I have to calculate the following $$ \mathbb{E} \sum_{i=1}^{N(t)} (t-T_i) $$ where $N(t)$ is a random variable that follows a Poisson process and $T_i$ is the arrival times. Can I do the following: $$ \sum_1^{N(t)} \mathbb{E}(t-T_i) = \sum_1^{N(t)} \mathbb{E}(t) - \sum_1^{N(t)} \mathbb{E}(T_i) = \mathbb{E}(N) \mathbb{E}(t) - \mathbb{E}(N) \mathbb{E}(T_i) \tag{1} $$
I know that $$ \mathbb{E}\sum_{i=1}^{N(t)}X_i = \mathbb{E}(X).\mathbb{E}[N] \tag{2} $$ But I'm not sure if I used it the right way in $(1)$. I'd appreciate any help or hint with this!

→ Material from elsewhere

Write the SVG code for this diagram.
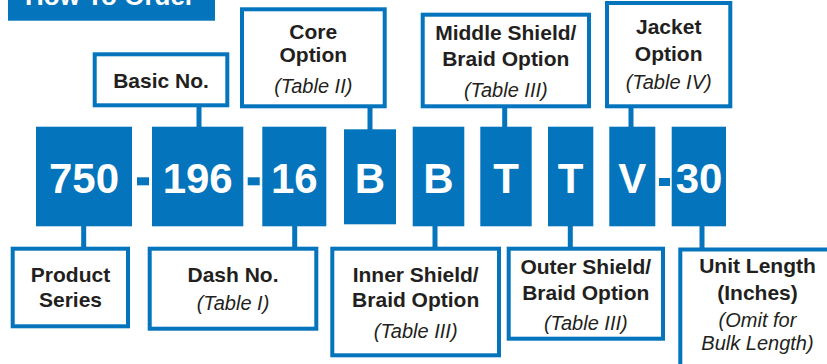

If the $t$ in $N(t)$ and the $t$ in $(t - T_i)$ are the same, and it is some deterministic variable, then by the law of total expectation $$\begin{align} \mathbb E \left[\sum_{i=1}^{N(t)} (t - T_i) \right] &= \mathbb E \left[ \mathbb E \left[\left. \sum_{i=1}^{N(t)} (t - T_i) \,\right| N(t) \right]\right] \\ &= \mathbb E \left[ \sum_{i=1}^{N(t)} \mathbb E[t - T_i \mid N(t)]\right] \\ &= \mathbb E \left[ \sum_{i=1}^{N(t)} t - \mathbb E[T_i \mid N(t)] \right] \\ &= \mathbb E \left[ t N(t) - \sum_{i=1}^{N(t)} \mathbb E[T_i \mid N(t)] \right] \\ &= t \;\mathbb E[N(t)] - \mathbb E \left[ \sum_{i=1}^{N(t)} \mathbb E[T_i \mid N(t)] \right]. \end{align}$$
If $T_i$ is independent of $N(t)$ then the summand simplifies to $\mathbb E[T_i]$; then if the $T_i$ are identically distributed with common mean $\mathbb E[T_i] = \mu$, then $$\mathbb E\left[\sum_{i=1}^{N(t)} \mathbb E[T_i]\right] = \mu \;\mathbb E[N(t)].$$
Note however that if $N(t)$ is given, the arrival times $T_i \mid N(t)$ for a homogeneous process will be uniformly distributed in $[0,t]$; moreover, they will not be identically distributed: rather, it is the interrarival times $T_i - T_{i-1}$ that have this property. For a inhomogeneous process the calculation becomes dependent on the hazard function $\lambda(t)$ and in general will not have a closed form.
For instance $T_1 \mid N(t)$ will be distributed as the first order statistic of a random sample of size $N(t)$ in a continuous uniform distribution on $[0,t]$; and in general, $T_i \mid N(t)$ will be the $i^{\rm th}$ order statistic. Hence the expectation will be $$\mathbb E[T_i \mid N(t)] = \frac{it}{N(t) + 1}$$ and the resulting sum will be $t N(t)/2$, from which we would conclude the desired expectation is simply $$(t - t/2)\mathbb E[N(t)] = t \mathbb E[N(t)]/2.$$ Then if $\mathbb E[N(t)] = \lambda t$ we get $\lambda t^2/2$ as the result.